Sunday, January 12, 2014

Placing the Strike on the Grid and Payoff Smoothing in Finite Difference Methods for Vanilla Options

Pooley et al., in Convergence Remedies for non-smooth payoffs in option pricing suggest that placing the strike on the grid for a Vanilla option is good enough:


At the same time, Tavella and Randall show in their book that numerically, placing the strike in the middle of two nodes leads to a more accurate result. My own numerical experiments confirm Tavella and Randall suggestion.

In reality, what Pooley et al. really mean, is that quadratic convergence is maintained if the strike is on the grid for vanilla payoffs, contrary to the case of discontinuous payoffs (like digital options) where the convergence decreases to order 1. So it's ok to place the strike on the grid for a vanilla payoff, but it's not optimal, it's still better to place it in the middle of two nodes. Here are absolute errors in a put option price:

on grid, no smoothing         0.04473021824995271
on grid, Simpson smoothing    0.003942854282069419
on grid, projection smoothing 0.044730218065351934
middle, no smoothing          0.004040359609906119


As expected (and mentioned in Pooley et al.), the projection does not do anything here. When the grid size is doubled, the convergence ratio of all methods is the same (order 2), but placing the strike in the middle still increases accuracy significantly.

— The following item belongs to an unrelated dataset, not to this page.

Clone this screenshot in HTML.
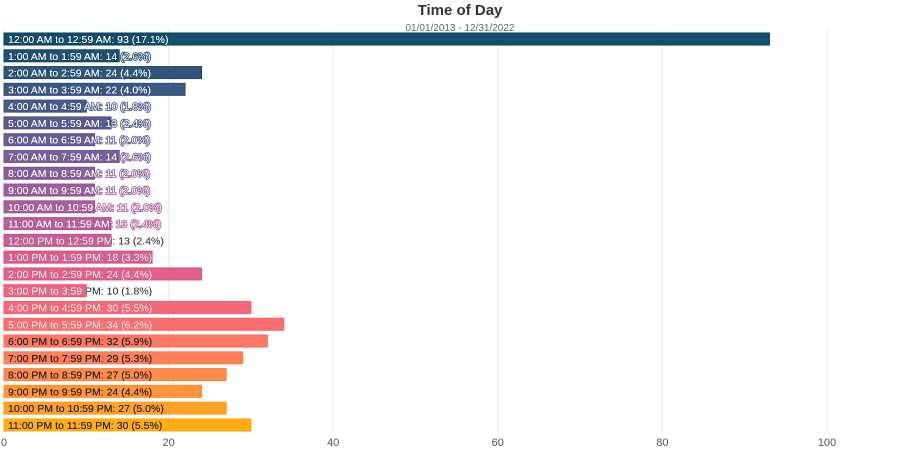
<!DOCTYPE html>
<html><head><meta charset="utf-8"><style>
body{margin:0;background:#fff;font-family:"Liberation Sans",sans-serif}
</style></head><body>
<svg id="c" width="920" height="448" xmlns="http://www.w3.org/2000/svg">
<text x="460" y="15" text-anchor="middle" font-size="15" font-weight="bold" fill="#333">Time of Day</text>
<text x="460" y="31" text-anchor="middle" font-size="10" fill="#666">01/01/2013 - 12/31/2022</text>
<g id="grid"></g><g id="bars"></g><g id="ticks"></g>
</svg>
<script>
const categories=["12:00 AM to 12:59 AM","1:00 AM to 1:59 AM","2:00 AM to 2:59 AM","3:00 AM to 3:59 AM","4:00 AM to 4:59 AM","5:00 AM to 5:59 AM","6:00 AM to 6:59 AM","7:00 AM to 7:59 AM","8:00 AM to 8:59 AM","9:00 AM to 9:59 AM","10:00 AM to 10:59 AM","11:00 AM to 11:59 AM","12:00 PM to 12:59 PM","1:00 PM to 1:59 PM","2:00 PM to 2:59 PM","3:00 PM to 3:59 PM","4:00 PM to 4:59 PM","5:00 PM to 5:59 PM","6:00 PM to 6:59 PM","7:00 PM to 7:59 PM","8:00 PM to 8:59 PM","9:00 PM to 9:59 PM","10:00 PM to 10:59 PM","11:00 PM to 11:59 PM"];
const values=[93,14,24,22,10,13,11,14,11,11,11,13,13,18,24,10,30,34,32,29,27,24,27,30];
const percents=["17.1%","2.6%","4.4%","4.0%","1.8%","2.4%","2.0%","2.6%","2.0%","2.0%","2.0%","2.4%","2.4%","3.3%","4.4%","1.8%","5.5%","6.2%","5.9%","5.3%","5.0%","4.4%","5.0%","5.5%"];
const xTicks=[0,20,40,60,80,100];
const NS="http://www.w3.org/2000/svg";
const x0=4,x1=827,xMax=100,top0=33,pitch=16.78,bh=12;
const X=v=>x0+(x1-x0)*v/xMax;
const Y=i=>top0+i*pitch;
const pal=["#003f5c","#2f4b7c","#665191","#a05195","#d45087","#f95d6a","#ff7c43","#ffa600"];
function hex(h){return [1,3,5].map(k=>parseInt(h.substr(k,2),16));}
function col(t){const s=t*(pal.length-1),i=Math.min(Math.floor(s),pal.length-2),f=s-i;const a=hex(pal[i]),b=hex(pal[i+1]);return "rgb("+a.map((v,k)=>Math.round(v+(b[k]-v)*f)).join(",")+")";}
function mk(tag,attrs,parent){const e=document.createElementNS(NS,tag);for(const k in attrs)e.setAttribute(k,attrs[k]);parent.appendChild(e);return e;}
const grid=document.getElementById('grid'),bars=document.getElementById('bars'),ticks=document.getElementById('ticks');
xTicks.forEach(t=>{
 const l=mk('line',{x1:X(t),x2:X(t),y1:30,y2:432,stroke:'#e6e6ef','stroke-width':1},grid);
 
 
 const tx=mk('text',{x:X(t),y:446,'text-anchor':'middle','font-size':11,fill:'#555'},ticks);
 tx.textContent=t;
 
 
});
const defs=mk('defs',{},document.getElementById('c'));
values.forEach((v,i)=>{
 const c=col(i/(values.length-1));
 const y=Y(i);
 const g=mk('g',{},bars);
 
 
 mk('rect',{x:x0,y:y,width:X(v)-x0,height:bh,fill:c,'fill-opacity':0.92,stroke:c,'stroke-width':1},g);
 const cp=mk('clipPath',{id:'cp'+i},defs);
 mk('rect',{x:x0,y:y-2,width:X(v)-x0,height:bh+4},cp);
 const label=categories[i]+": "+v+" ("+percents[i]+")";
 const inside=i<18?'#fff':'#222';
 const outside=i<12?'#fff':'#222';
 const o=mk('text',{x:x0+4,y:y+bh-2,'font-size':10.5,fill:outside},g);
 if(i<12){o.setAttribute('stroke',c);o.setAttribute('stroke-width','1.6');o.setAttribute('paint-order','stroke');}
 o.textContent=label;
 
 
 const t=mk('text',{x:x0+4,y:y+bh-2,'font-size':10.5,fill:inside,'clip-path':'url(#cp'+i+')'},g);
 t.textContent=label;
 
 
});
</script>
</body></html>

Here is are the same results, but for a digital put option:
on grid, no smoothing         0.03781319921461046
on grid, Simpson smoothing    8.289052335705427E-4
on grid, projection smoothing 1.9698293587372406E-4
middle, no smoothing          3.5122153011418744E-4


Here only the 3 last methods are of order-2 convergence, and projection is in deed the most accurate method, but placing the strike in the middle is really not that much worse, and much simpler.

A disadvantage of Simpson smoothing (or smoothing by averaging), is that it breaks put-call parity (see the paper "Exact Forward and Put Call Parity with TR-BDF2")

I think the emphasis in their paper on "no smoothing is required" for vanilla payoffs can be misleading. I hope I have clarified it in this post.